Odd perhaps to think about, but Lent has a lot in common with vacations.
For 40 days we can break our routines. In fact we’re expected to do so. We’re expected to close an inner door and turn on the shower. We have permission to go on a restorative trip that realigns our being with the soothing balm of heaven’s warm trade winds and put the human winter of worry, concupiscence, and mistrust behind us. We can jump into Daddy’s arms and play in the sand. But it does require some effort.
Although I’ve never had the opportunity there is one getaway that has always drawn me in a most powerful way; and that is the thousand year old Camino of St. James, the pilgrim way across Europe ending in the Cathedral of Santiago de Compostela in northwestern Spain. Many of my family and friends have done it and come back renewed. Oh yes there is walking, and walking, and more walking — there is that kind of suffering and physical denial and yet, the journey was completely vacation-aly restorative for them.

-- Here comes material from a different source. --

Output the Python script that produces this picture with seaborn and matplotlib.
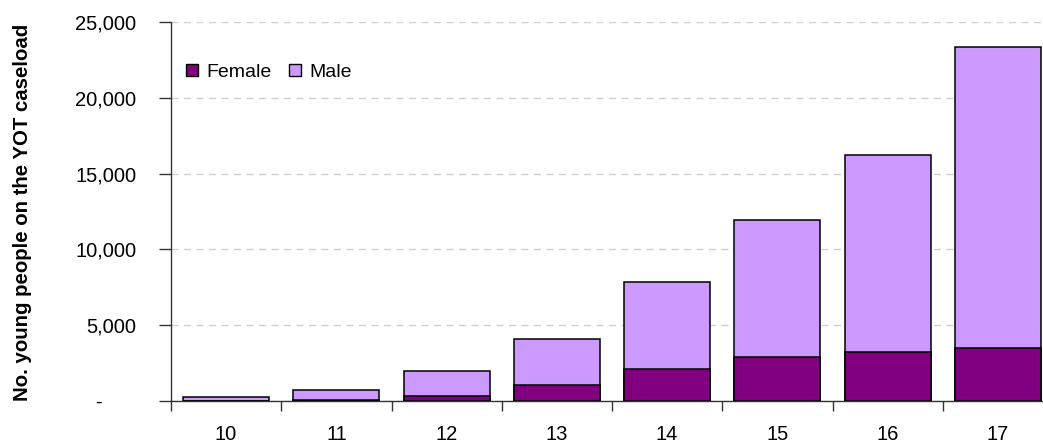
import matplotlib
matplotlib.use("Agg")
import matplotlib.pyplot as plt
import seaborn as sns
import pandas as pd
from matplotlib.patches import Patch
from matplotlib.ticker import FuncFormatter, FixedLocator

# --- data ---
ages = ["10", "11", "12", "13", "14", "15", "16", "17"]
female = [20, 50, 330, 1060, 2100, 2930, 3200, 3490]
male = [230, 660, 1670, 3000, 5750, 9030, 13040, 19890]

FEMALE_COLOR = "#800080"
MALE_COLOR = "#CC99FF"

df = pd.DataFrame({"age": ages, "Female": female, "Male": male})
df["total"] = df["Female"] + df["Male"]

sns.set_style("white")
plt.rcParams["font.family"] = ["Liberation Sans", "DejaVu Sans"]
plt.rcParams["text.color"] = "black"
plt.rcParams["xtick.color"] = "black"
plt.rcParams["ytick.color"] = "black"

fig = plt.figure(figsize=(10.43, 4.42), dpi=100)
ax = fig.add_axes([171 / 1043, 41 / 442, (1053 - 171) / 1043, 379 / 442])

# male sits on top of female, so draw the totals first then overlay female
sns.barplot(data=df, x="age", y="total", color=MALE_COLOR, edgecolor="black",
            linewidth=1.1, width=0.78, saturation=1, ax=ax, zorder=2)
sns.barplot(data=df, x="age", y="Female", color=FEMALE_COLOR, edgecolor="black",
            linewidth=1.1, width=0.78, saturation=1, ax=ax, zorder=3)

ax.set_xlim(-0.5, len(ages) - 0.5)
ax.set_ylim(0, 25000)
ax.set_yticks(range(0, 25001, 5000))
ax.yaxis.set_major_formatter(FuncFormatter(lambda v, p: "-      " if v == 0 else f"{v:,.0f}"))
ax.yaxis.grid(True, color="#cfcfcf", linestyle=(0, (5, 4)), linewidth=1.0, zorder=0)
ax.set_axisbelow(True)

# excel style: tick marks between categories, labels in the middle
ax.xaxis.set_minor_locator(FixedLocator([i - 0.5 for i in range(len(ages) + 1)]))
ax.tick_params(axis="x", which="major", length=0, pad=17, labelsize=14.5)
ax.tick_params(axis="x", which="minor", length=7, width=1, color="#333333", direction="out", bottom=True)
ax.tick_params(axis="y", length=9, width=1, color="#333333", direction="out", left=True,
               pad=16, labelsize=14.5)

for s in ["top", "right"]:
    ax.spines[s].set_visible(False)
for s in ["left", "bottom"]:
    ax.spines[s].set_color("#333333")
    ax.spines[s].set_linewidth(1.0)

ax.set_xlabel("")
ax.set_ylabel("")
fig.text(23 / 1043, 1 - 212 / 442, "No. young people on the YOT caseload", rotation=90,
         ha="center", va="center", fontsize=14.7, fontweight="bold")

handles = [Patch(facecolor=FEMALE_COLOR, edgecolor="black", linewidth=1.0, label="Female"),
           Patch(facecolor=MALE_COLOR, edgecolor="black", linewidth=1.0, label="Male")]
ax.legend(handles=handles, loc="upper left", bbox_to_anchor=(-0.003, 0.935), ncol=2,
          frameon=False, fontsize=14, handlelength=0.6, handleheight=0.55,
          handletextpad=0.45, columnspacing=0.9)

fig.savefig("out.png", dpi=100)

With my pilgrim longing came a realization, something akin to the one I had in my teen years (that I don’t need to go far away to be a missionary, the very place I live is a mission land). I can take my vacation pilgrimage this Lent by breaking away from my routine, getting up earlier, or later, having a silent walk sprinkled with prayer, walking barefoot in the thawing spring muck and planting myself like a seed in the dirty unexpected, ready to shoot towards a new horizon of faith and trust in God, the Father of the unexpected. It is what Lent is designed for after all.

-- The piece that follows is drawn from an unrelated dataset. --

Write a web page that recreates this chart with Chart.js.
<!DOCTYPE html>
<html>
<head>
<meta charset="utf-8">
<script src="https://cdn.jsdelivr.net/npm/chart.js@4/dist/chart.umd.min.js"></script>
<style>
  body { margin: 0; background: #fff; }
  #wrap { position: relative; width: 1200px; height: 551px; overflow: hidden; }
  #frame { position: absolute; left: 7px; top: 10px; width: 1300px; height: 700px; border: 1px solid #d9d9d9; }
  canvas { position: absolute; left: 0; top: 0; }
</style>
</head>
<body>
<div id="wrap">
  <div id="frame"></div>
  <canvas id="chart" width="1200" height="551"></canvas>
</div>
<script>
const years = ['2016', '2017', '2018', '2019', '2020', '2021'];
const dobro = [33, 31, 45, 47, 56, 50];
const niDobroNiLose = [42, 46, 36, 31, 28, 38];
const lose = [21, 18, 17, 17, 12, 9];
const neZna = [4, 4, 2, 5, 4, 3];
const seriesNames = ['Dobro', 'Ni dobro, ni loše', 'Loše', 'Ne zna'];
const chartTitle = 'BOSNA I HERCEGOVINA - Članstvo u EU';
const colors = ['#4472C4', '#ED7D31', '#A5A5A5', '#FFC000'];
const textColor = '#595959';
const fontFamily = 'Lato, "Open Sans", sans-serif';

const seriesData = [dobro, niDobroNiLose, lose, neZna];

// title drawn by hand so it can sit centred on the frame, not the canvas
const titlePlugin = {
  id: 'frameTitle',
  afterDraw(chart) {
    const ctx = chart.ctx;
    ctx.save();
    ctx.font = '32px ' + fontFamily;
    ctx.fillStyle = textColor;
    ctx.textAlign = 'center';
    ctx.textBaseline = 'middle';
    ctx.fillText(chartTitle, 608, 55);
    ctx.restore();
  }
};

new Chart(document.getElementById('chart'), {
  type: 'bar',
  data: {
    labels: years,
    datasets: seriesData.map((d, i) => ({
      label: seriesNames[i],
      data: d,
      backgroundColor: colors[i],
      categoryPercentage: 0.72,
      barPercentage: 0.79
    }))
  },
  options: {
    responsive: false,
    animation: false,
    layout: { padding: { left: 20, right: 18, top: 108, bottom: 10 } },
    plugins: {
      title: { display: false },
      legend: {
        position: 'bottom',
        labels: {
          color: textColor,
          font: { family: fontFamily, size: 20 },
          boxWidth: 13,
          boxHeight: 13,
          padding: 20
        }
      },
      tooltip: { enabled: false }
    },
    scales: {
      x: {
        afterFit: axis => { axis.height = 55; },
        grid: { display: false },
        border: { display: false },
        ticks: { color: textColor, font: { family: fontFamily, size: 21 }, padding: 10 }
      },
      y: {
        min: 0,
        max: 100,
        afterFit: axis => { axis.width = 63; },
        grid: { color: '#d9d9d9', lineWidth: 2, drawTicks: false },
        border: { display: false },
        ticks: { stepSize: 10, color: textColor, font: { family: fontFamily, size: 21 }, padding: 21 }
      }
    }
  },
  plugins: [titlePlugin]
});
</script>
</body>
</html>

Lent is a great time for those of you still discerning your calling in life to enter into its walking mystery and allow this unique “vacation” to help you understand your vocation — a vocation vacation. Where better to think than here in the liturgical season of denial when you can close doors to the noise outside.
On his own pilgrimage to Spain, Pope John Paul II had this to say,
“Santiago de Compostela is a place that has рlауеd a very important role in the history of Christianity;and so, its spiritual message is in itself very eloquent. Throughout the centuries the рlасе has been a ‘point of attraction and convergence for Europe and for the whole of Christendom.’

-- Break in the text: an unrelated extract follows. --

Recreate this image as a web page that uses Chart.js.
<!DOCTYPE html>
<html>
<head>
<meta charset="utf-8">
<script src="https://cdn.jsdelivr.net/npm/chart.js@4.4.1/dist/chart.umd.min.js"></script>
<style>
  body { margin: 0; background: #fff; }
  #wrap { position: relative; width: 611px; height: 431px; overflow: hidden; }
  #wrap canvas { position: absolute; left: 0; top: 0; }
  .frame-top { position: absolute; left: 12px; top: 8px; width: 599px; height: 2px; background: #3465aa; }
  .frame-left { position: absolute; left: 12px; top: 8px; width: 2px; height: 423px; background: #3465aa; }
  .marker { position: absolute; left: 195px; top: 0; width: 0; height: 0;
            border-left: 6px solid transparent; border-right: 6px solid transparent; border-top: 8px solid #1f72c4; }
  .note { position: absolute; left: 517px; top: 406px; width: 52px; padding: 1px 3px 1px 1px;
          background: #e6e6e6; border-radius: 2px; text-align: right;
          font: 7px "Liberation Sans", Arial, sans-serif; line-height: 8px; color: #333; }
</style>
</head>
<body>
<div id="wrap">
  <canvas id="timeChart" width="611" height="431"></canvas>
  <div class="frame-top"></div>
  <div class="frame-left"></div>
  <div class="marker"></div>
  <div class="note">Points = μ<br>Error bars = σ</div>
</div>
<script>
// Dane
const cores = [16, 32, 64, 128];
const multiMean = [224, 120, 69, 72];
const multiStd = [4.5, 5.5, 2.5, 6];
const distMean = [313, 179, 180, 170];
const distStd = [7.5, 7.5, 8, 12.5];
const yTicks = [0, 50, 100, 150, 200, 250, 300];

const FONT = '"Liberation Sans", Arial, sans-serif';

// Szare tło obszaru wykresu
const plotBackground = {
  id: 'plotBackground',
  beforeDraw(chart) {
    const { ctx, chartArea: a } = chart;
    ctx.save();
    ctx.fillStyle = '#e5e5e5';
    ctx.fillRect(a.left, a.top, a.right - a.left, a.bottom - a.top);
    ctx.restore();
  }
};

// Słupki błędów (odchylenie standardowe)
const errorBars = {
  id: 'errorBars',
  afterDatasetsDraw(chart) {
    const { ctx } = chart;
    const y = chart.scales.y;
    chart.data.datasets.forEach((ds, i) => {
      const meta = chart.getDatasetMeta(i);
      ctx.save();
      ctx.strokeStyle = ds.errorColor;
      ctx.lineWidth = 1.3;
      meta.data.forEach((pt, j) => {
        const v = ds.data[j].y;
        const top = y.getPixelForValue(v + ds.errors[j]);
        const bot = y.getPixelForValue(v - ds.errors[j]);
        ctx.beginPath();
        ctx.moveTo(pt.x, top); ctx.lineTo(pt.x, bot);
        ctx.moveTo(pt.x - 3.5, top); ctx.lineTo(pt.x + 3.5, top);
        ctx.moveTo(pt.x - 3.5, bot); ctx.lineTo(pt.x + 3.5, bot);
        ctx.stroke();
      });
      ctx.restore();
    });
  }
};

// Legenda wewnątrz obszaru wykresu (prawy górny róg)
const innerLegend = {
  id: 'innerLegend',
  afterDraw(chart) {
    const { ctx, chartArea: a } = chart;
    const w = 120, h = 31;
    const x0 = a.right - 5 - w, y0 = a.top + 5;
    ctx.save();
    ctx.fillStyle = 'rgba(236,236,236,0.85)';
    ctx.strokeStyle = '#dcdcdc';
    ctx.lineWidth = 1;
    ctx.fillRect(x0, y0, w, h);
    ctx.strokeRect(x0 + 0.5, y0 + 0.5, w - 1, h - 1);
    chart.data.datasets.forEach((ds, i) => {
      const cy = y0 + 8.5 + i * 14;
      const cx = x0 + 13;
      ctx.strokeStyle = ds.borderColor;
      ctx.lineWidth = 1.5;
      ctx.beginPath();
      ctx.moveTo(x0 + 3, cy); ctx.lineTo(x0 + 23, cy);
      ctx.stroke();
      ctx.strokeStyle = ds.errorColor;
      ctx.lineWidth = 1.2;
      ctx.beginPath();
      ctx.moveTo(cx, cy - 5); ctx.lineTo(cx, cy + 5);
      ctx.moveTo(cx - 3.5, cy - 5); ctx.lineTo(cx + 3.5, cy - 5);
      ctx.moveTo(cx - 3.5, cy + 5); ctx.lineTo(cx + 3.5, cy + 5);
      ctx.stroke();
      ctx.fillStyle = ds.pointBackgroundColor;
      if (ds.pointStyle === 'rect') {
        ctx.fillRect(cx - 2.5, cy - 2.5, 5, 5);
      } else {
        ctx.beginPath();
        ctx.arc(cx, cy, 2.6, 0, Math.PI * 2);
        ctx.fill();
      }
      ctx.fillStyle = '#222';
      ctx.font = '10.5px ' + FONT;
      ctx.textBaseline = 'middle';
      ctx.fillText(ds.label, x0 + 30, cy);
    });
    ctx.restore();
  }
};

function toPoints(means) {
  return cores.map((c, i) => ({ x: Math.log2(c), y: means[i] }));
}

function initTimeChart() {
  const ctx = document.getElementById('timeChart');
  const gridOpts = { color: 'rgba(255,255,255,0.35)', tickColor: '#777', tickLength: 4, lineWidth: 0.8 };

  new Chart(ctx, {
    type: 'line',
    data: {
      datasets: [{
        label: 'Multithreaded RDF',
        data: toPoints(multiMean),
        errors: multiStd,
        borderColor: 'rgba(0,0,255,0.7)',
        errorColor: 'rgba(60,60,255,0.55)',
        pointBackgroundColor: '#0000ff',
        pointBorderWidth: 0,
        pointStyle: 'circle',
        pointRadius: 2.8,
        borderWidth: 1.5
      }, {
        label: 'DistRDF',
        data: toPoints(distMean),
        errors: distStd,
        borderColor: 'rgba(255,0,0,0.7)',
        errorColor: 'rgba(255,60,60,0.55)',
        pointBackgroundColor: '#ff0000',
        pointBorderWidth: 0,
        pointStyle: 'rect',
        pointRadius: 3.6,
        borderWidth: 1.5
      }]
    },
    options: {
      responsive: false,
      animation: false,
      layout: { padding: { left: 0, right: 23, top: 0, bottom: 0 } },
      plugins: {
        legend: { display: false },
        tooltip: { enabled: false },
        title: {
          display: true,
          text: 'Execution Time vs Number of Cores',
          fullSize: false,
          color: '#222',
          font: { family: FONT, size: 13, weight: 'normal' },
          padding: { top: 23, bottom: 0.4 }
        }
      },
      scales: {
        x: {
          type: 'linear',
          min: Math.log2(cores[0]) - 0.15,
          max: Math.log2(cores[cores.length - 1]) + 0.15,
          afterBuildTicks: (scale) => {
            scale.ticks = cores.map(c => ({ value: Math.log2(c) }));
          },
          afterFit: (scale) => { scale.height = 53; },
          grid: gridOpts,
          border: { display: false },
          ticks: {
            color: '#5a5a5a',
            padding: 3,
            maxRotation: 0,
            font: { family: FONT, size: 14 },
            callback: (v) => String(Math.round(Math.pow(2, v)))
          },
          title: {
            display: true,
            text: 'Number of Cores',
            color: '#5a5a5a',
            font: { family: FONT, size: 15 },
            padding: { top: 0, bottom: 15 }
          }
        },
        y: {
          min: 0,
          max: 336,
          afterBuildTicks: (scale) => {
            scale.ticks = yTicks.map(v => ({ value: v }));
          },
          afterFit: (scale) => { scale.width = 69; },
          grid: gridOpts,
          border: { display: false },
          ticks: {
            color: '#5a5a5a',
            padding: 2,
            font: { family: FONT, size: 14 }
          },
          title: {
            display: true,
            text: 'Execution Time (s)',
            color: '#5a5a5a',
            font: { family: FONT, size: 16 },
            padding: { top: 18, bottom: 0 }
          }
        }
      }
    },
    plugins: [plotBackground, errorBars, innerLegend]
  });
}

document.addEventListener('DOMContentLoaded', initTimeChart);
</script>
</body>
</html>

In the world today there is a revival of the practice of going on pilgrimage, especially among the youth. Today, you are among those more inclined to experience a pilgrimage as a ‘way’ to interior renewal, to a deepening of faith, a strengthening of the sense of communion and solidarity with your brothers and sisters and as a help in discovering your personal vocation.”
If you’re a young man between the age of 18 and 30 and would like to “vacation” with us to discern your vocation, you can, for up to two week free of charge. And we will put you to work, in a good way. After all that is what true pilgrimage is all about.
Lent truly is a unique time. Don’t let it walk past. Make it your getaway vacation.